FCC orders companies to block student loan scam calls
On December 8, the FCC’s Enforcement Bureau ordered voice service providers to cease carrying robocalls related to known student loan scams and specifically designated a service believed to account for more than 40 percent of student loan robocalls in October. The FCC’s order provides written notice to all voice service providers regarding suspected illegal robocalls that have been made in violation of the TCPA, the Truth In Caller ID Act of 2009, or the TRACED Act. Specifically, the order “directs all U.S.-based voice service providers to take immediate steps to mitigate suspected illegal student loan-related robocall traffic.” The order further noted that if a provider fails to “take all necessary steps” to avoid carrying suspected illegal robocall traffic, the provider may be “deemed to have knowingly and willfully engaged in transmitting unlawful robocalls.” According to FCC Chairwoman Jessica Rosenworcel, the Commission is “cutting these scammers off so they can't use efforts to provide student loan debt relief as cover for fraud.”
FCC says consent is required for ringless voicemails
On November 21, the FCC issued a declaratory ruling that entities using ringless voicemail products must first obtain a consumer's consent prior to using the product to leave voicemails. According to the FCC, it receives “dozens of consumer complaints annually related to ringless voicemail.” The unanimous ruling establishes that ringless voicemails are “calls” that require consumers’ prior express consent, and further clarifies that a ringless voicemail is a form of a robocall, and therefore subject to the TCPA robocall prohibition, which prohibits making any non-emergency call with an automatic telephone dialing system or an artificial or prerecorded voice to a wireless telephone number without the prior express consent of the called party.
The FCC’s declaratory ruling denied a 2017 petition filed by a company that distributes technology that permits voicemail messages to be delivered directly to consumers’ voicemail services. The petitioner argued that ringless messages, and the process by which the ringless voicemail is deposited on a carrier’s platform, is neither a call made to a mobile telephone number nor a call for which a consumer is charged and, therefore, is a service that is not regulated. The FCC rejected the petitioner’s argument that ringless voicemail is not a TCPA call because it does not pass through a consumer’s phone line and that the TCPA protects only calls made directly to a wireless handset, and does not result in a charge to the consumer for the delivery of the voicemail message. The ruling noted that “consumers cannot block these messages and consumers experience an intrusion on their time and their privacy by being forced to spend time reviewing unwanted messages in order to delete them.” The ruling also noted that a “consumer’s phone may signal that there is a voicemail message and may ring once before the message is delivered, which is another means of intrusion. Consumers must also contend with their voicemail box filling with unwanted messages, which may prevent other callers from leaving important wanted messages.” According to a statement by FCC Chairwoman Jessica Rosenworcel, the rule makes it “crystal clear" that ringless voicemails are subject to the TCPA and that the Commission's rules "prohibit[] callers from sending this kind of junk without consumers first giving their permission to be contacted this way.”

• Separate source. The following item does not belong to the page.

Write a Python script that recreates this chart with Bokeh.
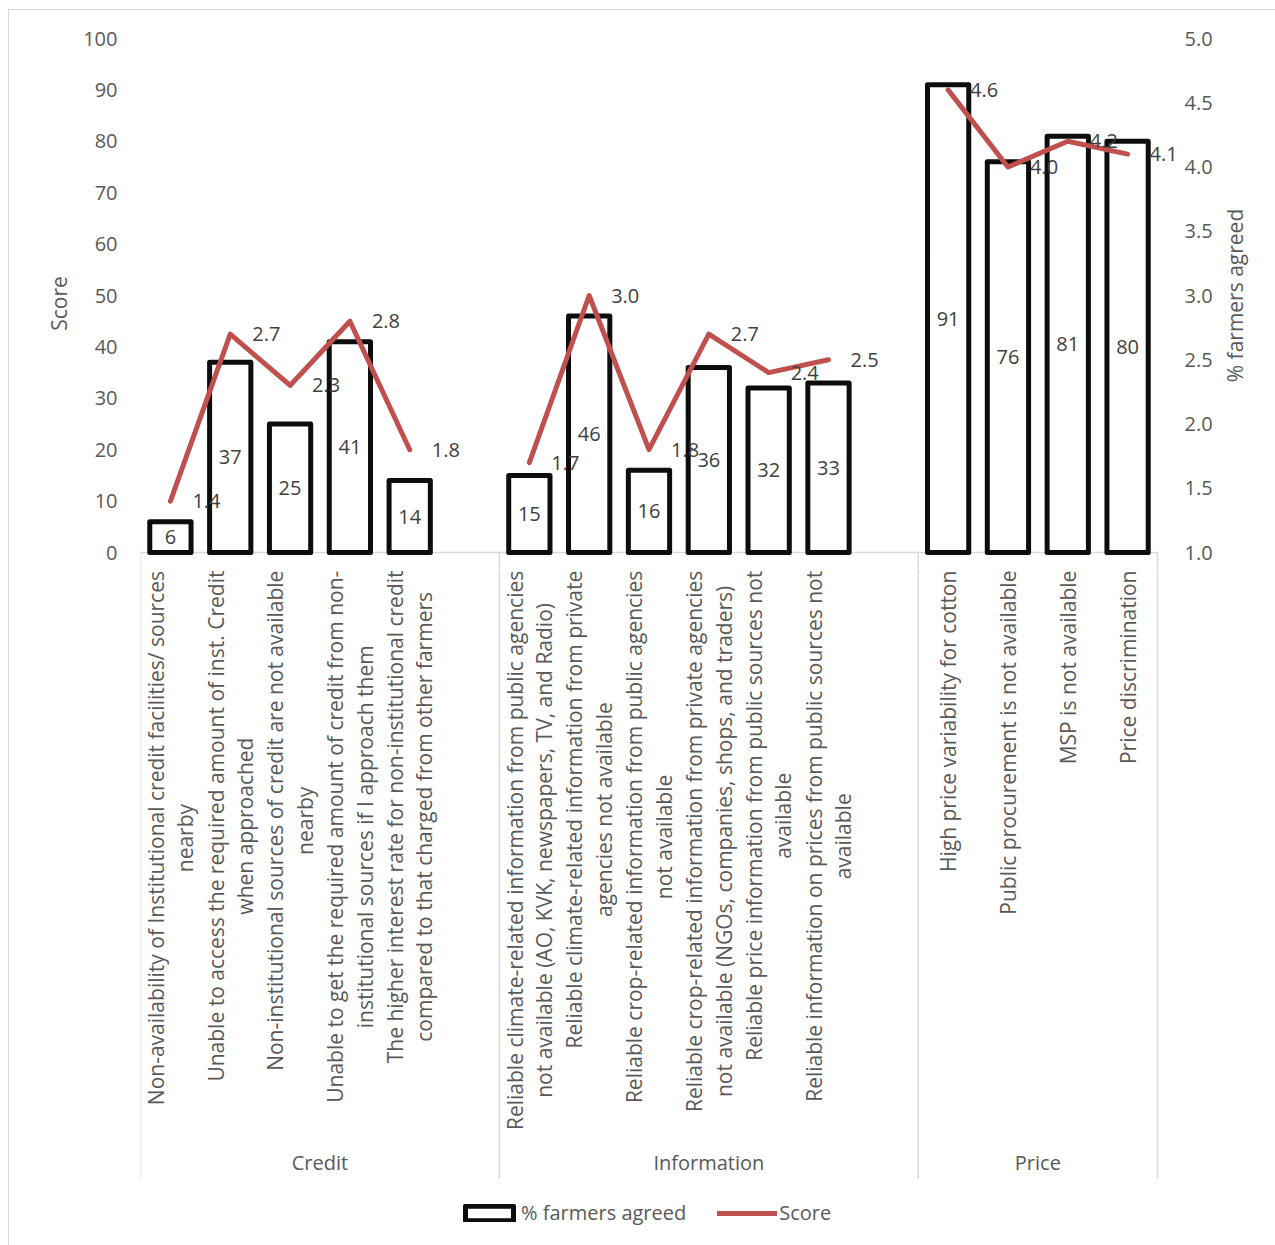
import math

from bokeh.core.properties import value
from bokeh.embed import file_html
from bokeh.layouts import column, row
from bokeh.models import (ColumnDataSource, FixedTicker, Legend, LegendItem,
                          LinearAxis, NumeralTickFormatter, Range1d)
from bokeh.plotting import figure
from bokeh.resources import INLINE

# ---------------------------------------------------------------- data
groups = ["Credit", "Information", "Price"]

credit_items = [
    "Non-availability of Institutional credit facilities/ sources\nnearby",
    "Unable to access the required amount of inst. Credit\nwhen approached",
    "Non-institutional sources of credit are not available\nnearby",
    "Unable to get the required amount of credit from non-\ninstitutional sources if I approach them",
    "The higher interest rate for non-institutional credit\ncompared to that charged from other farmers",
]
info_items = [
    "Reliable climate-related information from public agencies\nnot available (AO, KVK, newspapers, TV, and Radio)",
    "Reliable climate-related information from private\nagencies not available",
    "Reliable crop-related information from public agencies\nnot available",
    "Reliable crop-related information from private agencies\nnot available (NGOs, companies, shops, and traders)",
    "Reliable price information from public sources not\navailable",
    "Reliable information on prices from public sources not\navailable",
]
price_items = [
    "High price variability for cotton",
    "Public procurement is not available",
    "MSP is not available",
    "Price discrimination",
]

credit_agreed = [6, 37, 25, 41, 14]
info_agreed = [15, 46, 16, 36, 32, 33]
price_agreed = [91, 76, 81, 80]

credit_score = [1.4, 2.7, 2.3, 2.8, 1.8]
info_score = [1.7, 3.0, 1.8, 2.7, 2.4, 2.5]
price_score = [4.6, 4.0, 4.2, 4.1]

left_ticks = [0, 10, 20, 30, 40, 50, 60, 70, 80, 90, 100]
right_ticks = [1.0, 1.5, 2.0, 2.5, 3.0, 3.5, 4.0, 4.5, 5.0]

left_title = "Score"
right_title = "% farmers agreed"

# ---------------------------------------------------------------- layout
W = 1266                    # canvas width (page minus chart-area border offset)
W_TITLE = 55                # strip holding the right-hand axis title
H_TOP, H_BOT = 558, 677     # chart panel / category-label panel heights
LEFT, RIGHT, TOP = 131, 99, 28
SLOT_PX = 1017 / 17.0       # pixel width of one category slot
EXTRA_RIGHT_PX = 19         # gap between last slot and the right axis
PX = 514 / 100.0            # pixels per left-axis unit
Y_START = 100 - (H_TOP - TOP) / PX

GREY_TXT = "#595959"
DARK_TXT = "#404040"
RULE = "#D9D9D9"
BAR_LINE = "#0D0D0D"
RED = "#C0504D"
FONT = "Open Sans"
CAT_SIZE = 21

# slot positions: one empty slot between consecutive groups
item_lists = [credit_items, info_items, price_items]
agreed_lists = [credit_agreed, info_agreed, price_agreed]
score_lists = [credit_score, info_score, price_score]

xs, labels, agreed, score = [], [], [], []
line_x, line_y = [], []
group_bounds = []
slot = 0
for gi, items in enumerate(item_lists):
    start = slot
    for lab, a, s in zip(items, agreed_lists[gi], score_lists[gi]):
        xs.append(slot + 0.5)
        labels.append(lab)
        agreed.append(a)
        score.append(s)
        line_x.append(slot + 0.5)
        line_y.append(s)
        slot += 1
    if gi < len(item_lists) - 1:
        line_x.append(slot + 0.5)
        line_y.append(float("nan"))
        slot += 1
    group_bounds.append((start, slot))
N_SLOTS = slot
sep_x = [group_bounds[0][0]] + [b[1] for b in group_bounds]

# rough Open Sans advance widths (em) for centring wrapped labels
_W = {' ': 0.26, 'a': 0.556, 'b': 0.613, 'c': 0.476, 'd': 0.613, 'e': 0.561, 'f': 0.339,
      'g': 0.548, 'h': 0.614, 'i': 0.253, 'j': 0.253, 'k': 0.525, 'l': 0.253, 'm': 0.93,
      'n': 0.614, 'o': 0.604, 'p': 0.613, 'q': 0.613, 'r': 0.408, 's': 0.477, 't': 0.353,
      'u': 0.614, 'v': 0.501, 'w': 0.778, 'x': 0.524, 'y': 0.502, 'z': 0.477, '-': 0.322,
      '.': 0.266, ',': 0.245, '/': 0.365, '(': 0.296, ')': 0.296, 'I': 0.323, 'M': 0.905,
      'O': 0.78, 'N': 0.76, 'G': 0.72, 'K': 0.6, 'V': 0.6, 'T': 0.55, 'S': 0.55, 'R': 0.62,
      'P': 0.6, 'A': 0.633, 'C': 0.631, 'U': 0.73, 'H': 0.741, 'D': 0.725, 'E': 0.556}


def text_len(s, size=CAT_SIZE):
    return max(sum(_W.get(ch, 0.62) for ch in line) for line in s.split("\n")) * size


x_range = Range1d(0, N_SLOTS + EXTRA_RIGHT_PX / SLOT_PX)
y_range = Range1d(Y_START, 100)

# ---------------------------------------------------------------- chart panel
p = figure(width=W - W_TITLE, height=H_TOP, output_backend="svg", toolbar_location=None,
           x_range=x_range, y_range=y_range, x_axis_location=None,
           min_border_left=LEFT, min_border_right=RIGHT - W_TITLE, min_border_top=TOP,
           min_border_bottom=0, background_fill_color="white",
           border_fill_color="white", outline_line_color=None)
p.grid.visible = False
p.extra_y_ranges = {"score": Range1d(1 + Y_START * 0.04, 5)}

ax = p.yaxis[0]
ax.ticker = FixedTicker(ticks=left_ticks)
ax.formatter = NumeralTickFormatter(format="0")
ax.major_label_standoff = 17
ax.axis_label = left_title
ax.axis_label_standoff = 7

rax = LinearAxis(y_range_name="score", ticker=FixedTicker(ticks=right_ticks),
                 formatter=NumeralTickFormatter(format="0.0"))
rax.major_label_standoff = 2
p.add_layout(rax, "right")

for a in (ax, rax):
    a.axis_line_color = None
    a.major_tick_line_color = None
    a.minor_tick_line_color = None
    a.major_label_text_font = FONT
    a.major_label_text_font_size = "20px"
    a.major_label_text_color = GREY_TXT
    a.axis_label_text_font = FONT
    a.axis_label_text_font_size = "21px"
    a.axis_label_text_font_style = "normal"
    a.axis_label_text_color = GREY_TXT

# category axis line and the top of the group separators
p.segment(x0=[0], y0=[0], x1=[N_SLOTS], y1=[0], line_color=RULE, line_width=1.5)
p.segment(x0=sep_x, y0=[0] * len(sep_x), x1=sep_x, y1=[Y_START] * len(sep_x),
          line_color=RULE, line_width=1.5)

src = ColumnDataSource(dict(
    x=xs, agreed=agreed, score=score, mid=[a / 2 for a in agreed],
    agreed_txt=[str(a) for a in agreed], score_txt=[f"{s:.1f}" for s in score],
))

bar_style = dict(fill_color="white", line_color=BAR_LINE, line_width=5, line_join="round")
line_style = dict(line_color=RED, line_width=5, line_join="round", line_cap="round")

p.vbar(x="x", top="agreed", bottom=0, width=0.69, source=src, **bar_style)
p.line(x=line_x, y=line_y, y_range_name="score", **line_style)

p.text(x="x", y="mid", text="agreed_txt", source=src, text_align="center",
       text_baseline="middle", text_font=value(FONT), text_font_size=value("20px"),
       text_color=DARK_TXT)
p.text(x="x", y="score", text="score_txt", source=src, y_range_name="score",
       x_offset=22, text_align="left", text_baseline="middle", text_font=value(FONT),
       text_font_size=value("20px"), text_color=DARK_TXT)

# right-hand axis title, reading bottom to top
r = figure(width=W_TITLE, height=H_TOP, output_backend="svg", toolbar_location=None,
           x_range=Range1d(0, W_TITLE), y_range=y_range, x_axis_location=None,
           y_axis_location=None, min_border_left=0, min_border_right=0,
           min_border_top=TOP, min_border_bottom=0, background_fill_color="white",
           border_fill_color="white", outline_line_color=None)
r.grid.visible = False
r.text(x=[14], y=[(left_ticks[0] + left_ticks[-1]) / 2], text=[right_title],
       angle=math.pi / 2, text_align="center", text_baseline="middle",
       text_font=value(FONT), text_font_size=value("21px"), text_color=GREY_TXT)

# ---------------------------------------------------------------- category panel
# y runs downward in pixels from the top of this panel
q = figure(width=W, height=H_BOT, output_backend="svg", toolbar_location=None,
           x_range=x_range, y_range=Range1d(H_BOT, 0), x_axis_location=None,
           y_axis_location=None, min_border_left=LEFT, min_border_right=RIGHT,
           min_border_top=0, min_border_bottom=0, background_fill_color="white",
           border_fill_color="white", outline_line_color=None)
q.grid.visible = False

q.segment(x0=sep_x, y0=[0] * len(sep_x), x1=sep_x, y1=[610] * len(sep_x),
          line_color=RULE, line_width=1.5)

cat_src = ColumnDataSource(dict(x=xs, label=labels,
                                y=[2 + text_len(t) / 2 for t in labels]))
q.text(x="x", y="y", text="label", source=cat_src, angle=math.pi / 2,
       text_align="center", text_baseline="middle", text_line_height=1.05,
       text_font=value(FONT), text_font_size=value(f"{CAT_SIZE}px"), text_color=GREY_TXT)

q.text(x=[(a + b) / 2 for a, b in group_bounds], y=[594] * len(groups), text=groups,
       text_align="center", text_baseline="middle", text_font=value(FONT),
       text_font_size=value("20px"), text_color=GREY_TXT)

# legend swatches take their style from these (undrawn) series renderers
nan = float("nan")
leg_bar = q.vbar(x=[nan], top=[nan], width=0.69, **bar_style)
leg_line = q.line(x=[nan, nan], y=[nan, nan], **line_style)
legend = Legend(items=[LegendItem(label="% farmers agreed", renderers=[leg_bar]),
                       LegendItem(label="Score", renderers=[leg_line])],
                location=(319, 19), orientation="horizontal", glyph_width=60,
                glyph_height=18, label_height=18, label_standoff=2, spacing=31,
                padding=0, margin=0, border_line_color=None, background_fill_alpha=0,
                label_text_font=FONT, label_text_font_size="20px",
                label_text_color=GREY_TXT)
q.add_layout(legend)

page = column(row(p, r, spacing=0), q, spacing=0)
page.styles = {"margin-left": "8px", "margin-top": "9px",
               "border-left": f"1px solid {RULE}", "border-top": f"1px solid {RULE}"}

open("out.html", "w").write(file_html(page, INLINE))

9th Circuit says district court must reassess statutory damages in TCPA class action
On October 20, the U.S. Court of Appeals for the Ninth Circuit ordered a district court to reassess the constitutionality of a statutory damages award in a TCPA class action. Class members alleged the defendant (a multi-level marketing company) made more than 1.8 million unsolicited automated telemarketing calls featuring artificial or prerecorded voices without receiving prior express consent. The district court certified a class of consumers who received such a call made by or on behalf of the defendant, and agreed with the jury’s verdict that the defendant was responsible for the prerecorded calls at the statutorily mandated damages of $500 per call, resulting in total damages of more than $925 million. Two months later, the FCC granted the defendant a retroactive waiver of the heightened written consent and disclosure requirements, and the defendant filed post-trial motions with the district court seeking to “decertify the class, grant judgment as a matter of law, or grant a new trial on the ground that the FCC’s waiver necessarily meant [defendant] had consent for the calls made.” In the alternative, the defendant challenged the damages award as being “unconstitutionally excessive” under the Due Process Clause of the Fifth Amendment.

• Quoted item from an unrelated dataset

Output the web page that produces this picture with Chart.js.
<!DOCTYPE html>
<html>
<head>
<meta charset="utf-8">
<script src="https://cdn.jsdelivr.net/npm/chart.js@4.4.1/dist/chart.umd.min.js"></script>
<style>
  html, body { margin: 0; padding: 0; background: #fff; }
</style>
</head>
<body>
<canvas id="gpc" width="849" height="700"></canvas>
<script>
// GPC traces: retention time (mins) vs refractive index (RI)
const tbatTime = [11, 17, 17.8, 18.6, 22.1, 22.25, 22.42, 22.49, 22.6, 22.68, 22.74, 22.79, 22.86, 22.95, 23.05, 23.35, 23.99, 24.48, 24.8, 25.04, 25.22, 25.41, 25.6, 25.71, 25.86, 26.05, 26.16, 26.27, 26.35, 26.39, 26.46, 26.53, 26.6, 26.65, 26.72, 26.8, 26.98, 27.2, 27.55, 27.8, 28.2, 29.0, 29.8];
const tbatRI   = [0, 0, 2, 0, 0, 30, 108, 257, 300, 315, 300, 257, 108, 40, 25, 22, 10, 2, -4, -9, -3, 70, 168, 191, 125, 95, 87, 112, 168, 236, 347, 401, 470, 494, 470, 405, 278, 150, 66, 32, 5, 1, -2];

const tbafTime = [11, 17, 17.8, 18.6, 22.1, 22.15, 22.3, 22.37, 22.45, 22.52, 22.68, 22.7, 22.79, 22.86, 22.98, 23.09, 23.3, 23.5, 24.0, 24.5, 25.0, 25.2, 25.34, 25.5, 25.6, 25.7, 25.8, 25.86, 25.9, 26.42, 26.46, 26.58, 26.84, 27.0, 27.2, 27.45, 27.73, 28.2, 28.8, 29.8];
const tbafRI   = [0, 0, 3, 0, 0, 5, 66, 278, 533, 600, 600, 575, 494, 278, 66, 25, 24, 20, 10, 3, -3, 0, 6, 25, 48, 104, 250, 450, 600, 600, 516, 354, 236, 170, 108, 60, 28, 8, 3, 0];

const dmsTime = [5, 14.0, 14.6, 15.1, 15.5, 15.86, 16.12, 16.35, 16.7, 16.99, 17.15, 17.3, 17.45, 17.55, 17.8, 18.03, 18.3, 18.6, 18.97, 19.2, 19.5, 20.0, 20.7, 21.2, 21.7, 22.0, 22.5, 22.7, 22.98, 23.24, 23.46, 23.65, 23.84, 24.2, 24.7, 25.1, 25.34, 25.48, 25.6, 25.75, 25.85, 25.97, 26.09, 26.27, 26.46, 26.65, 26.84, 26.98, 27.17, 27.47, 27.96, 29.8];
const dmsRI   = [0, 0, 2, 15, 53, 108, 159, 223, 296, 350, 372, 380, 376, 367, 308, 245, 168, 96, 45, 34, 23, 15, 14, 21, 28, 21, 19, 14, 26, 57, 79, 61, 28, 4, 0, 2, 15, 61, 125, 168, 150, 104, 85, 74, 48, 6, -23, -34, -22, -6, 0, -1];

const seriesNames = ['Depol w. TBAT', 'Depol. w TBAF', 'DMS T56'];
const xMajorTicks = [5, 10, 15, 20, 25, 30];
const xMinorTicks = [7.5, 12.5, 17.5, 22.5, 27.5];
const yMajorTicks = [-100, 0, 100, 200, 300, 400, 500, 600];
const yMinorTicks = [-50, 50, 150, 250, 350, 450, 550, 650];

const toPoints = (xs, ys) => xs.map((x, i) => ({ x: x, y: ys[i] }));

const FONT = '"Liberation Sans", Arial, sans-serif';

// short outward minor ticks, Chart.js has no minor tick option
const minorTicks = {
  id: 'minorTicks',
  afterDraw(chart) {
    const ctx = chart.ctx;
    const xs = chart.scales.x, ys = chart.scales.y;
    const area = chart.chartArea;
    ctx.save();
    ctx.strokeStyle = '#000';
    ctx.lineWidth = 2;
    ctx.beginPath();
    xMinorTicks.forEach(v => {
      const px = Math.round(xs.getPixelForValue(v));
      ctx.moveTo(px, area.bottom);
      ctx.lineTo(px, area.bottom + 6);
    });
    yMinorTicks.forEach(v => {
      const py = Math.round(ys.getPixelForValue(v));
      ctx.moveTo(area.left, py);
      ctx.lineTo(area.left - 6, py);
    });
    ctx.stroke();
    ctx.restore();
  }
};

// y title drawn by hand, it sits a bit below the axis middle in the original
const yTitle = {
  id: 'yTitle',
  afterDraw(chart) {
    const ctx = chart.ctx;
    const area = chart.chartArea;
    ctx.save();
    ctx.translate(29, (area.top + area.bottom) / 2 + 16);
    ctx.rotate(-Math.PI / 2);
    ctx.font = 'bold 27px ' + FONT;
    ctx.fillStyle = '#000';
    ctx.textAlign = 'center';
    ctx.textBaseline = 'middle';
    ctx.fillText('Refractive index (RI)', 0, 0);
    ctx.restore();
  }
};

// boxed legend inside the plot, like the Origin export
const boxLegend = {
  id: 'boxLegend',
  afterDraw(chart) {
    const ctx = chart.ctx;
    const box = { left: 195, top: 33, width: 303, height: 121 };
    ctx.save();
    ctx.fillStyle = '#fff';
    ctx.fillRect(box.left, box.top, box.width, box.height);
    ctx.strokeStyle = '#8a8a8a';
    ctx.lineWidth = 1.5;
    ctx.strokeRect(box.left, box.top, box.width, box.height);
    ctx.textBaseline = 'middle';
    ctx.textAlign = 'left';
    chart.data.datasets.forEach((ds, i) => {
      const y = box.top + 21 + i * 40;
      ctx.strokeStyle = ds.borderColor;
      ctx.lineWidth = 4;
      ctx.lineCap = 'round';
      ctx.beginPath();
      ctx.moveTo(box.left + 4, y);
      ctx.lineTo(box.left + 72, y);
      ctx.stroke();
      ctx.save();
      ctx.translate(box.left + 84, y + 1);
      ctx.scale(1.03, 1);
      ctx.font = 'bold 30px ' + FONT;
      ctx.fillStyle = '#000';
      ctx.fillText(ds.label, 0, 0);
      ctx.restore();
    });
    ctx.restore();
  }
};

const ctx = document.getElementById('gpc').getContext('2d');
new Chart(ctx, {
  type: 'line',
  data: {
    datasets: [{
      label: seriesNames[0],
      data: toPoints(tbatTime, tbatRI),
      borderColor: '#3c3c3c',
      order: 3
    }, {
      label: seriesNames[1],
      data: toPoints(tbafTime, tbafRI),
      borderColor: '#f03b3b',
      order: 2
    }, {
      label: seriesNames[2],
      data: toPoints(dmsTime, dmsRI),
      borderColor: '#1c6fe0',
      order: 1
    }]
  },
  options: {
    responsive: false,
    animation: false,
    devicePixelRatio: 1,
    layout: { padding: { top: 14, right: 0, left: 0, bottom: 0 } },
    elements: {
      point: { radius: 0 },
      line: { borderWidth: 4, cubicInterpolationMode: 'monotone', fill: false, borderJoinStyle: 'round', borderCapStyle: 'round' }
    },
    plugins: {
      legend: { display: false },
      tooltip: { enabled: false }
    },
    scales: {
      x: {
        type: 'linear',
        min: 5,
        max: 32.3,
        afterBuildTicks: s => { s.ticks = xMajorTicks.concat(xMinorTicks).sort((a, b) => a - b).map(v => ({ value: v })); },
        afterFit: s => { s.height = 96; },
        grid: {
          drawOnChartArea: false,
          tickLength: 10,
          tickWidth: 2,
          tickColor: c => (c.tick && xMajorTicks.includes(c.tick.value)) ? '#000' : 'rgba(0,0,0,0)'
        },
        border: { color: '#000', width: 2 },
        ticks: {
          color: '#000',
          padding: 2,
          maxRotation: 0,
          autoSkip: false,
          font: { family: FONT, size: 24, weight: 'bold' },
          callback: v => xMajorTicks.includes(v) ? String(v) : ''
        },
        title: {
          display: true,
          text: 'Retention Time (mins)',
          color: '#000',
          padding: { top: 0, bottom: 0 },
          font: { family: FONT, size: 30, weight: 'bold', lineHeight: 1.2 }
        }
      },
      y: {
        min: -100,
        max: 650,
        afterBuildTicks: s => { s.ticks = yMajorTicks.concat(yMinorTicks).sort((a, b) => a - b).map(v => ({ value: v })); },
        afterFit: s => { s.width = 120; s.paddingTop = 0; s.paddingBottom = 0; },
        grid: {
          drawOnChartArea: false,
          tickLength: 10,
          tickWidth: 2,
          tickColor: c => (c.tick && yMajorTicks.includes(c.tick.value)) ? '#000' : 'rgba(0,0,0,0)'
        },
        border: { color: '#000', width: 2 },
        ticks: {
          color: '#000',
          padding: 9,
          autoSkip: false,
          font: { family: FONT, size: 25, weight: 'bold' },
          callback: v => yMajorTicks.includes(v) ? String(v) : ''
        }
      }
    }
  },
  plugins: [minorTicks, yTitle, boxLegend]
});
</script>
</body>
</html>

On appeal, the 9th Circuit affirmed most of the district court’s ruling, including upholding its decision to certify the class. Among other things, the appellate court determined that the district court correctly held that the defendant waived its express consent defense based on the retroactive FCC waiver because “no intervening change in law excused this waiver of an affirmative defense.” The appellate court found that the defendant “made no effort to assert the defense, develop a record on consent, or seek a stay pending the FCC’s decision,” even though it knew the FCC was likely to grant its petition for a waiver. While the 9th Circuit did not take issue with the $500 congressionally-mandated per call damages figure, and did not disagree with the total number of calls, it stressed that the “due process test applies to aggregated statutory damages awards even where the prescribed per-violation award is constitutionally sound.” Recognizing that Congress “set a floor of statutory damages at $500 for each violation of the TCPA but no ceiling for cumulative damages, in a class action or otherwise,” the appellate court explained that such damages “are subject to constitutional limitation in extreme situations,” and “in the mass communications class action context, vast cumulative damages can be easily incurred, because modern technology permits hundreds of thousands of automated calls and triggers minimum statutory damages with the push of a button.” Accordingly, the 9th Circuit ordered the district court to reassess the damages in light of these concerns.